Eat the rich, it’s Frisk #166! The British Rail Class 166 was launched in 1992, named ‘Turbo Express’. It wasn’t just a racy name, they had turbo-diesel engines. GWR still run them out of Paddington, if you fancy going down there with an anorak and a flask of Bovril. That’s what you like.
Diesel is a contentious issue when it comes to powering transport. Buying a diesel car was a sound idea back in the eighties and nineties, as the fuel was so much cheaper to buy than petrol. And then the price went up so that diesel and petrol cost pretty much the same, but even so the superior miles-per-gallon offered by diesels made it an attractive option for many. By 2014, diesel cars represented 50.1% of the new car market.
…the figure’s dropping rapidly though, especially post-Dieselgate, as petrol cars become more efficient, diesels are subjected to heavier environmental taxation, and we’ve suddenly realised that NOx emissions are doing far more damage than we thought.
Freight is a tricky area, though. All the lorries are diesel-powered, they always have been. Do we give them a free pass, because they’re doing a job we can’t live without? What are we supposed to do, change all the lorries? There are loads of them.
Well, Waitrose have made a start. They have a new fleet of trucks powered by biomethane – a fuel derived from food waste. They can travel 500 miles between fill-ups, the fuel’s 40% cheaper than diesel, and emits 70% less carbon dioxide. Over five years of use, each truck would represent a saving of about £100k over a regular diesel lorry. Kinda makes sense, doesn’t it?
Losing the TV remote is one of the most annoying things that can happen to you at home.
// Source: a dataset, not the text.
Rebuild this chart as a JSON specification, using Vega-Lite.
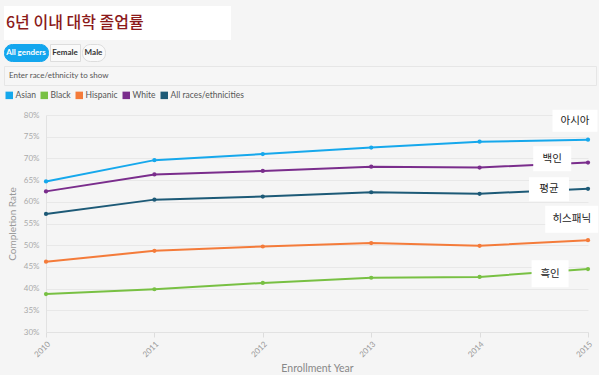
{
  "$schema": "https://vega.github.io/schema/vega-lite/v6.json",
  "background": "#f5f5f5",
  "padding": {"left": 3, "top": 6, "right": 0, "bottom": 0},
  "config": {
    "font": "Lato",
    "view": {"stroke": null}
  },
  "resolve": {"scale": {"color": "independent"}, "legend": {"color": "independent"}},
  "datasets": {
    "title": [{"t": "6년 이내 대학 졸업률"}],
    "b1": [{"g": "All genders"}],
    "b2": [{"g": "Female"}],
    "b3": [{"g": "Male"}],
    "input": [{"t": "Enter race/ethnicity to show"}],
    "blank": [{"t": ""}],
    "rates": [
      {"series": "Asian", "year": 2010, "rate": 64.7},
      {"series": "Asian", "year": 2011, "rate": 69.6},
      {"series": "Asian", "year": 2012, "rate": 71.0},
      {"series": "Asian", "year": 2013, "rate": 72.5},
      {"series": "Asian", "year": 2014, "rate": 73.85},
      {"series": "Asian", "year": 2015, "rate": 74.3},
      {"series": "Black", "year": 2010, "rate": 38.75},
      {"series": "Black", "year": 2011, "rate": 39.85},
      {"series": "Black", "year": 2012, "rate": 41.3},
      {"series": "Black", "year": 2013, "rate": 42.5},
      {"series": "Black", "year": 2014, "rate": 42.7},
      {"series": "Black", "year": 2015, "rate": 44.5},
      {"series": "Hispanic", "year": 2010, "rate": 46.2},
      {"series": "Hispanic", "year": 2011, "rate": 48.7},
      {"series": "Hispanic", "year": 2012, "rate": 49.7},
      {"series": "Hispanic", "year": 2013, "rate": 50.5},
      {"series": "Hispanic", "year": 2014, "rate": 49.85},
      {"series": "Hispanic", "year": 2015, "rate": 51.15},
      {"series": "White", "year": 2010, "rate": 62.4},
      {"series": "White", "year": 2011, "rate": 66.3},
      {"series": "White", "year": 2012, "rate": 67.1},
      {"series": "White", "year": 2013, "rate": 68.1},
      {"series": "White", "year": 2014, "rate": 67.9},
      {"series": "White", "year": 2015, "rate": 69.05},
      {"series": "All races/ethnicities", "year": 2010, "rate": 57.2},
      {"series": "All races/ethnicities", "year": 2011, "rate": 60.5},
      {"series": "All races/ethnicities", "year": 2012, "rate": 61.2},
      {"series": "All races/ethnicities", "year": 2013, "rate": 62.2},
      {"series": "All races/ethnicities", "year": 2014, "rate": 61.85},
      {"series": "All races/ethnicities", "year": 2015, "rate": 63.0}
    ],
    "notes": [
      {"label": "아시아", "year": 2014.88, "rate": 78.7},
      {"label": "백인", "year": 2014.67, "rate": 69.9},
      {"label": "평균", "year": 2014.64, "rate": 62.9},
      {"label": "히스패닉", "year": 2014.85, "rate": 56.0},
      {"label": "흑인", "year": 2014.65, "rate": 43.4}
    ]
  },
  "spacing": 5,
  "vconcat": [
    {
      "spacing": 3,
      "vconcat": [
        {
          "data": {"name": "title"},
          "width": 227,
          "height": 34,
          "view": {"fill": "white", "stroke": null},
          "mark": {"type": "text", "align": "left", "baseline": "middle", "dx": 2, "font": "Noto Sans CJK KR", "fontSize": 16, "fontWeight": 500, "color": "#8b1a1a"},
          "encoding": {
            "x": {"field": "t", "type": "nominal", "bandPosition": 0, "scale": {"type": "band", "paddingInner": 0, "paddingOuter": 0}, "axis": null},
            "text": {"field": "t"}
          }
        },
        {
          "spacing": 0,
          "hconcat": [
            {
              "data": {"name": "b1"},
              "width": 44,
              "height": 17,
              "view": {"fill": "#13a6ee", "stroke": "#13a6ee", "cornerRadius": 8},
              "mark": {"type": "text", "fontSize": 8, "fontWeight": "bold", "color": "white", "baseline": "middle"},
              "encoding": {"text": {"field": "g"}}
            },
            {
              "data": {"name": "b2"},
              "width": 30,
              "height": 17,
              "view": {"fill": "#fafafa", "stroke": "#dddddd"},
              "mark": {"type": "text", "fontSize": 8, "fontWeight": "bold", "color": "#333333", "baseline": "middle"},
              "encoding": {"text": {"field": "g"}}
            },
            {
              "data": {"name": "b3"},
              "width": 23,
              "height": 17,
              "view": {"fill": "#fafafa", "stroke": "#dddddd", "cornerRadius": 8},
              "mark": {"type": "text", "fontSize": 8, "fontWeight": "bold", "color": "#333333", "baseline": "middle"},
              "encoding": {"text": {"field": "g"}}
            }
          ]
        },
        {
          "data": {"name": "input"},
          "width": 592,
          "height": 19,
          "view": {"fill": "#f6f6f6", "stroke": "#e6e6e6"},
          "mark": {"type": "text", "align": "left", "baseline": "middle", "dx": 5, "fontSize": 8, "color": "#555555"},
          "encoding": {
            "x": {"field": "t", "type": "nominal", "bandPosition": 0, "scale": {"type": "band", "paddingInner": 0, "paddingOuter": 0}, "axis": null},
            "text": {"field": "t"}
          }
        }
      ]
    },
    {
      "spacing": 0,
      "resolve": {"scale": {"color": "independent"}, "legend": {"color": "independent"}},
      "hconcat": [
        {
          "data": {"name": "blank"},
          "width": 1,
          "height": 217,
          "mark": {"type": "text"},
          "encoding": {"text": {"field": "t"}}
        },
        {
          "width": 542,
          "height": 217,
          "encoding": {
            "x": {
              "field": "year", "type": "quantitative",
              "scale": {"domain": [2010, 2015], "nice": false, "zero": false},
              "axis": {
                "title": "Enrollment Year", "values": [2010, 2011, 2012, 2013, 2014, 2015], "format": "d",
                "labelAngle": -45, "labelFontSize": 8, "labelColor": "#999999", "labelPadding": 3,
                "tickSize": 5, "tickColor": "#dddddd", "domainColor": "#e2e2e2", "grid": false,
                "titleFontSize": 10.5, "titleFontWeight": "normal", "titleColor": "#888888", "titlePadding": 5
              }
            },
            "y": {
              "field": "rate", "type": "quantitative",
              "scale": {"domain": [30, 80], "nice": false, "zero": false},
              "axis": {
                "title": "Completion Rate", "values": [30, 35, 40, 45, 50, 55, 60, 65, 70, 75, 80],
                "labelExpr": "datum.value + '%'", "labelOverlap": false, "labelFontSize": 8, "labelColor": "#aaaaaa", "labelPadding": 7,
                "ticks": false, "domainColor": "#e2e2e2", "gridColor": "#e8e8e8",
                "titleFontSize": 10, "titleFontWeight": "normal", "titleColor": "#999999", "titlePadding": 6
              }
            }
          },
          "layer": [
            {
              "data": {"name": "rates"},
              "mark": {"type": "line", "strokeWidth": 2, "point": {"filled": true, "size": 18}},
              "encoding": {
                "color": {
                  "field": "series", "type": "nominal",
                  "scale": {
                    "domain": ["Asian", "Black", "Hispanic", "White", "All races/ethnicities"],
                    "range": ["#16a8ec", "#78c043", "#f47b3a", "#7a2d8c", "#1d5a77"]
                  },
                  "legend": {
                    "title": null, "orient": "none", "direction": "horizontal", "legendX": -41, "legendY": -24,
                    "symbolType": "square", "symbolSize": 56, "symbolStrokeWidth": 0, "symbolOpacity": 1,
                    "labelFontSize": 8.5, "labelColor": "#555555", "labelOffset": 2, "columnPadding": 4
                  }
                }
              }
            },
            {
              "data": {"name": "notes"},
              "mark": {"type": "point", "filled": true, "opacity": 1, "fill": "white", "strokeWidth": 0, "size": 2500},
              "encoding": {
                "shape": {
                  "field": "label", "type": "nominal", "legend": null,
                  "scale": {
                    "domain": ["아시아", "백인", "평균", "히스패닉", "흑인"],
                    "range": [
                      "M-0.9,-0.44H0.9V0.44H-0.9Z",
                      "M-0.76,-0.5H0.76V0.5H-0.76Z",
                      "M-0.8,-0.48H0.8V0.48H-0.8Z",
                      "M-1.06,-0.54H1.06V0.54H-1.06Z",
                      "M-0.74,-0.54H0.74V0.54H-0.74Z"
                    ]
                  }
                }
              }
            },
            {
              "data": {"name": "notes"},
              "mark": {"type": "text", "font": "Noto Sans CJK KR", "fontSize": 10.5, "color": "#222222", "baseline": "middle"},
              "encoding": {
                "text": {"field": "label"}
              }
            }
          ]
        }
      ]
    }
  ]
}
It’s right up there with realising that all the teaspoons are in the dishwasher at a vital tea-brewing moment, or finding out slightly too late that your kids have put bits of LEGO in your shoes.
But what if you didn’t need your remote to be a physical thing? What if anything in the room could be the remote? It sounds like a madman’s dream, but stick with it…
The answer to the problem is Hayo, a device currently being crowdfunded on Indiegogo. It 3D-scans whichever room you put it in, and then you can assign any part of the room you like to fulfil certain commands – so, for example, tapping the armrest of your chair could turn the TV on. Waving your hand near the door handle could switch on the lights. Drawing a cross on the wall with your fingertip could set the kettle boiling. Depends which connected devices you have in your home, the sky’s the limit.
It’s really just bringing us one step closer to never having to leave the armchair. Mankind’s overarching dream.
Wedding gift lists offer a useful window into the happy couple’s particular perspective on reality. I remember my cousin getting married when I was a kid, and he and his betrothed filled their gift list with things like washing machines and dishwashers, in the mistaken belief that this was a reasonable way to behave. It’s become quite common these days to ask for contributions toward the honeymoon – something that I flatly refuse to participate in. (If you can’t afford it, mate, don’t book it.) When I got married, our gift list was full of the usual clichés – cutlery, crockery, towels, all that guff – but we separated it out so that if someone wanted to buy, say, one plate or a couple of forks, they could. Flexible, see?
The whole thing’s nonsense, of course – the idea of having a gift list at all is pretty presumptuous; you’ve already forced people to take a day out of their lives and buy an expensive new outfit so that they can come and watch you drink Champagne in posh clothes. So why not have a bit of fun with the idea?
That’s exactly what Domino’s Pizza are doing in the US - a pizza gift list. It’s literally just a list of pizzas that your guests can buy you vouchers for. It’s not something you can keep for generations and show the grandkids (that’d be awful, don’t do that), but it is realistic and usable. And in today’s peculiar social climate, ‘realistic and usable’ is strong currency.